Abdul Numan Haider’s repeated stabbing of a police officer outside a police station at Melbourne in September 2014 was one instance where an actual act of “terror” occurred; but authorities insist that several others have been nipped in the bud.

It is likely that many Australians regard these Muslim personnel as “fanatics” or “terrorists” beyond the pale, just mindless killers. This is too facile. My goal is directed towards consciousness-raising. I do so here by aligning the dedication of these Aussie jihadists in with that displayed by the Anzacs. Reckless adventurism and commitment to a just cause were among the inspirations stimulating both sets of warriors.
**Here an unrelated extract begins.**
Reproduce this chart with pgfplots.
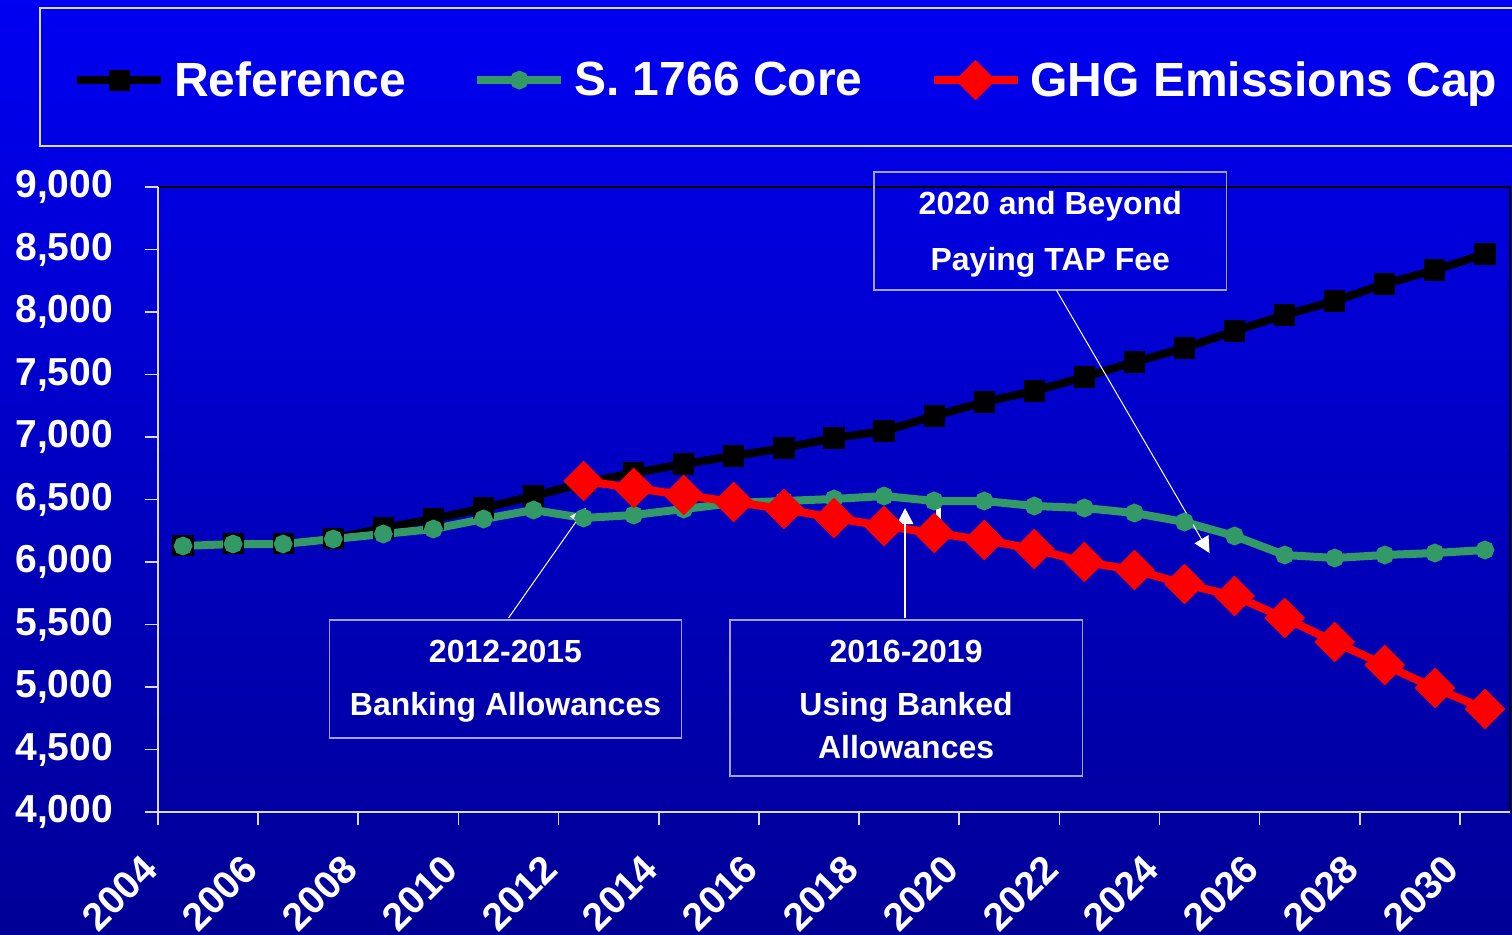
\documentclass[border=0pt]{standalone}
\usepackage{pgfplots}
\pgfplotsset{compat=1.18}
\usepackage{fontspec}
\setmainfont{Liberation Sans}
\usetikzlibrary{arrows.meta}
\definecolor{bgtop}{RGB}{0,0,242}
\definecolor{bgbot}{RGB}{0,0,150}
\definecolor{coregreen}{RGB}{51,153,102}
\definecolor{capred}{RGB}{255,0,0}
\definecolor{boxline}{RGB}{160,160,255}

\pgfplotstableread{
x  ref
0  6130
1  6145
2  6145
3  6185
4  6272
5  6344
6  6432
7  6528
8  6632
9  6712
10 6784
11 6848
12 6912
13 6992
14 7048
15 7168
16 7280
17 7368
18 7480
19 7600
20 7712
21 7848
22 7976
23 8088
24 8224
25 8336
26 8464
}\refdata

\pgfplotstableread{
x  core
0  6128
1  6144
2  6144
3  6184
4  6224
5  6264
6  6344
7  6416
8  6352
9  6376
10 6424
11 6472
12 6488
13 6504
14 6528
15 6488
16 6488
17 6448
18 6432
19 6392
20 6320
21 6208
22 6056
23 6032
24 6056
25 6072
26 6096
}\coredata

\pgfplotstableread{
x  cap
8  6648
9  6592
10 6536
11 6480
12 6424
13 6352
14 6288
15 6232
16 6176
17 6104
18 6000
19 5936
20 5824
21 5728
22 5552
23 5360
24 5176
25 4992
26 4824
}\capdata

\begin{document}
\begin{tikzpicture}[x=1pt,y=1pt]
\shade[top color=bgtop, bottom color=bgbot] (0,0) rectangle (756,467);
\path[use as bounding box] (0,0) rectangle (756,467);
\begin{axis}[
  at={(79pt,61pt)}, anchor=south west,
  scale only axis, width=676pt, height=312.5pt,
  xmin=-0.5, xmax=26.5, ymin=4000, ymax=9000,
  clip=false,
  axis lines=left, axis line style={-, white!85!blue, line width=1pt},
  axis background/.style={draw=black, line width=1pt},
  tick align=outside, major tick length=6.5pt,
  tick style={white!85!blue, line width=0.8pt},
  xtick={-0.5,1.5,...,25.5},
  xticklabels={2004,2006,2008,2010,2012,2014,2016,2018,2020,2022,2024,2026,2028,2030},
  ytick={4000,4500,...,9000},
  /pgf/number format/assume math mode=true,
  /pgf/number format/1000 sep={,},
  ticklabel style={font=\bfseries\fontsize{19.5}{20}\selectfont, text=white},
  yticklabel style={anchor=east, xshift=-12.5pt},
  xticklabel style={anchor=east, inner sep=0pt, xshift=-3.9pt, yshift=-18.6pt, rotate=45},
  legend style={draw=none, fill=none, at={(-0.063,1.171)}, anchor=west,
    inner sep=0pt, legend columns=3, text=white,
    font=\bfseries\fontsize{24}{28}\selectfont,
    nodes={inner xsep=4.5pt},
    /tikz/every even column/.append style={column sep=29pt}},
  legend image code/.code={\draw[mark repeat=2,mark phase=2,#1] plot coordinates {(0pt,0pt) (21pt,0pt) (42pt,0pt)};},
]
\addplot[black, line width=4pt, mark=square*, mark size=3.3pt, mark options={solid}] table[x=x, y=ref] {\refdata};
\addlegendentry{Reference}
\addplot[coregreen, line width=4pt, mark=*, mark size=2.6pt] table[x=x, y=core] {\coredata};
\addlegendentry{S. 1766 Core}
\addplot[capred, line width=4pt, mark=square*, mark size=5.2pt, mark options={rotate=45}] table[x=x, y=cap] {\capdata};
\addlegendentry{GHG Emissions Cap}

% legend frame
\draw[white!85!blue, line width=0.8pt] (axis description cs:-0.0873,1.0656) rectangle (axis description cs:1.03,1.2864);

% annotation boxes
\draw[boxline, line width=0.7pt] (axis cs:13.8,9120) rectangle (axis cs:20.84,8176);
\node[text=white, font=\bfseries\fontsize{16}{18}\selectfont] at (axis cs:17.32,8848) {2020 and Beyond};
\node[text=white, font=\bfseries\fontsize{16}{18}\selectfont] at (axis cs:17.32,8400) {Paying TAP Fee};
\draw[white, line width=0.5pt, -{Triangle[width=8pt,length=8pt]}] (axis cs:17.44,8176) -- (axis cs:20.5,6072);

\draw[boxline, line width=0.7pt] (axis cs:2.92,5536) rectangle (axis cs:9.96,4592);
\node[text=white, font=\bfseries\fontsize{16}{18}\selectfont] at (axis cs:6.44,5288) {2012-2015};
\node[text=white, font=\bfseries\fontsize{16}{18}\selectfont] at (axis cs:6.44,4840) {Banking Allowances};
\draw[white, line width=0.5pt, -{Triangle[width=8pt,length=8pt]}] (axis cs:6.5,5552) -- (axis cs:8.04,6432);

\draw[boxline, line width=0.7pt] (axis cs:10.92,5536) rectangle (axis cs:17.96,4288);
\node[text=white, font=\bfseries\fontsize{16}{18}\selectfont] at (axis cs:14.44,5288) {2016-2019};
\node[text=white, font=\bfseries\fontsize{16}{18}\selectfont] at (axis cs:14.44,4840) {Using Banked};
\node[text=white, font=\bfseries\fontsize{16}{18}\selectfont] at (axis cs:14.44,4520) {Allowances};
\draw[white, line width=1.2pt, -{Triangle[width=8pt,length=8pt]}] (axis cs:14.42,5552) -- (axis cs:14.42,6432);
\fill[white] (axis cs:15.03,6432) rectangle (axis cs:15.14,6312);
\end{axis}
\end{tikzpicture}
\end{document}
The community that the jihadists are serving, of course, is different. As vitally — and fearfully — their Ummah is aligned in deeply hostile ways to the West and Australia. These jihadists of today are motivated by the thinking embodied within overlapping ideological strands known as “Salafi” and “Wahhabi.”
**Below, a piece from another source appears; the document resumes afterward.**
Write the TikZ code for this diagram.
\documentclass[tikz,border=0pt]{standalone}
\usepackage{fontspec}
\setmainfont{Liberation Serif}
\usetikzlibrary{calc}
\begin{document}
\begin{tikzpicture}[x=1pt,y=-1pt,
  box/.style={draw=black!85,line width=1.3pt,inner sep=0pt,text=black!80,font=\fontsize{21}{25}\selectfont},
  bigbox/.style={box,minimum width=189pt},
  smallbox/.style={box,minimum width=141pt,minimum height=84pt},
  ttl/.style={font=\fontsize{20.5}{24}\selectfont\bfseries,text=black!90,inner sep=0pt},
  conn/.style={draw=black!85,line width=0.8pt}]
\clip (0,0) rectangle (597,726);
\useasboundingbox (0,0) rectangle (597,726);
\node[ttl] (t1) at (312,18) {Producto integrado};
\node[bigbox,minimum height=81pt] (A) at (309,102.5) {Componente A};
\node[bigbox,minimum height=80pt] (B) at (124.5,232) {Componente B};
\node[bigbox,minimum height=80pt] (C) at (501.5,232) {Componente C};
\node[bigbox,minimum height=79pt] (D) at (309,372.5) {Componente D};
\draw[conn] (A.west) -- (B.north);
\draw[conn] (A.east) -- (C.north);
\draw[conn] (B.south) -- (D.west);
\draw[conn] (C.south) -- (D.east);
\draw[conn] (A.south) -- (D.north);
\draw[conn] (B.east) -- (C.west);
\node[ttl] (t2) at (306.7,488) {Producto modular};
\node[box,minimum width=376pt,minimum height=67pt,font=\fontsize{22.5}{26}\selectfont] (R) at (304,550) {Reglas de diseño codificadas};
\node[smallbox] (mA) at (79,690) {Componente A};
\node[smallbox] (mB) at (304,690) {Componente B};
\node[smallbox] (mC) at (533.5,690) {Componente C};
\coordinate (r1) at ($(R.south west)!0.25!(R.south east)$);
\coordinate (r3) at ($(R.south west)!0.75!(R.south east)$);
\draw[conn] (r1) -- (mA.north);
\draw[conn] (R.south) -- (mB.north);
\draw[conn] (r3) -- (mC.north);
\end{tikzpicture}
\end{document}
Salafi in Arabic refers to “predecessors,” namely, the earliest Islamic ancestors. Salafism is a movement within Sunni Islam seeking to re-institute the original Islamic dispensation. It is, therefore, literalist, puritanical and strict (even assailing such common practices as polytheism (shirk) and tawassul of religious figures, the veneration of the graves of Islamic saints, and the use of amulets in aid of protection).

But Salafi puritanism does not entail a monastic withdrawal from the world. On the contrary, it advocates offensive jihad against those deemed to be enemies of Islam. USA and Western materialism are its favoured targets.
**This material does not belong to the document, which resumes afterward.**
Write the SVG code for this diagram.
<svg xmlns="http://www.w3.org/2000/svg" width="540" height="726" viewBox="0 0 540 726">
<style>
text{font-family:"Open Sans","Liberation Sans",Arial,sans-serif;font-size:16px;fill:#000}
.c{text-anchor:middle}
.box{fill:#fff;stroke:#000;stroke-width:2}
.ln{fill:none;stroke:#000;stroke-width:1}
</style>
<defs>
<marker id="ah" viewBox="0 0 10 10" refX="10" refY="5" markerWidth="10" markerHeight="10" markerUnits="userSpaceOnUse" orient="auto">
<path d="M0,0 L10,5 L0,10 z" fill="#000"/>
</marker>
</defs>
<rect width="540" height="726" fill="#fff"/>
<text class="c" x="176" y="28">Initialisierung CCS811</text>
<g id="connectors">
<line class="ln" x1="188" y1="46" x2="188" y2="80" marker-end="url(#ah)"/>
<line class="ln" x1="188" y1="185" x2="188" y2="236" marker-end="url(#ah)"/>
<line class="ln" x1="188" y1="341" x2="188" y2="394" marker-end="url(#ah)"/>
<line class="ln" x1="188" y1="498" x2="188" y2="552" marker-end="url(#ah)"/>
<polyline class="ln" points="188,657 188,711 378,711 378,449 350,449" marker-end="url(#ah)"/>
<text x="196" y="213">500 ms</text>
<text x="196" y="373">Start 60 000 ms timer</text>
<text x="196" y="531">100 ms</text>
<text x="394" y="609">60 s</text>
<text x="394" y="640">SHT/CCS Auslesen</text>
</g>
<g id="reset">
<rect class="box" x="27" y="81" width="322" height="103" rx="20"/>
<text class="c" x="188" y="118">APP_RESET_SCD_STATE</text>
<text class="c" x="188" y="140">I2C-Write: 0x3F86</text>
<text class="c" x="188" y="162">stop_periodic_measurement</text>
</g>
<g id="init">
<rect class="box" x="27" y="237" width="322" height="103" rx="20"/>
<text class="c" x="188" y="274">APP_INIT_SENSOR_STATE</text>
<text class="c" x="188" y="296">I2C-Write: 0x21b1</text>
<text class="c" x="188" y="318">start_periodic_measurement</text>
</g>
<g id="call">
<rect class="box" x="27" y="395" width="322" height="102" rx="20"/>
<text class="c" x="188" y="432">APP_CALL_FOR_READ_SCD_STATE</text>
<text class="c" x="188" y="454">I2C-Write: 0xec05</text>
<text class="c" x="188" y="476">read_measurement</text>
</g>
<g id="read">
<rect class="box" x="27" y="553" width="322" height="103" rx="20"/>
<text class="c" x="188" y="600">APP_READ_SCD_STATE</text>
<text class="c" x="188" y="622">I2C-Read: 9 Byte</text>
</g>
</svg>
As indicated earlier, Sayyid Qutb has been one of the intellectuals propagating Salafi thinking in the mid-20th century. Though his life was cut short (executed by Nasser in 1966), his thinking was disseminated by his brother Mohammed Qutb, and personnel such as Ayman al-Zawahari. The latter was/is a leading light in Al-Qaida.

Osama bin Laden may have adopted the managerial practices of modern corporations into the organization of his outfit, but Islamic devotion also threaded its ‘corridors’. Dwell on the preparatory practices enjoined on the commando team that carried out the 9/11 attacks in such devastating fashion.

These instructions were laid down in a document known as “The Last Night,” and were probably drafted by Mohammed Atta, the operational commander. The first injunction runs thus: “Mutual swearing of the oath unto death and renewal of [one’s] intention. Shave excess hair from the body and apply cologne. Shower.”

Again, injunction No. 7: “Purify your heart and cleanse it from all uncleanliness. Forget and become oblivious to that thing called ‘this world.’ The time for play is over and the appointed time for seriousness has come.” Other injunctions advocate prayer, divination (jafr), and specific devotional homilies.

Underpinning this preparation for an act of war was the conviction that faith would enable them to transcend the security precautions at US airports. The Islamic faithful everywhere (whether Salafi or not) can now affirm that Atta’s devotional code worked.

In their minds, therefore, the Al-Qaida personnel responsible for the 9/11 mass killings were crusaders for the Ummah and striking at an evil powerMutatis mutandis, the Australians who have committed to the Islamic cause in the Middle East, or responded to the terror strikes on security personnel or high-profile civilian centres in Australian cities, have been inspired by these Salafi threads of religio-political fervour.

Here, then, is a fundamental difference between the personnel enlisting in the Australian Imperial Force in 1914-18 and those joining or participating at one remove in the present jihadist enterprises: the Aussies of that day were sailing forth to protect the existing British-led dispensation in the world order; in contrast today’s Australian jihadists are participating in the millenarian goals of ISIS or Al-Qaida.

The latter project involves the re-arrangement of the power-relations in the world writ large—to establish a glorious recreation of the Islamic past. This “just cause” in jihadist eyes makes death in such endeavours an act of martyrdom. Unlike the initial Australian conscripts in 1914/15 who do not seem to have dwelt on the pain and death they would encounter in the battlefields of Europe, several young Islamic Aussies seem to be in search of glorious death for Allah.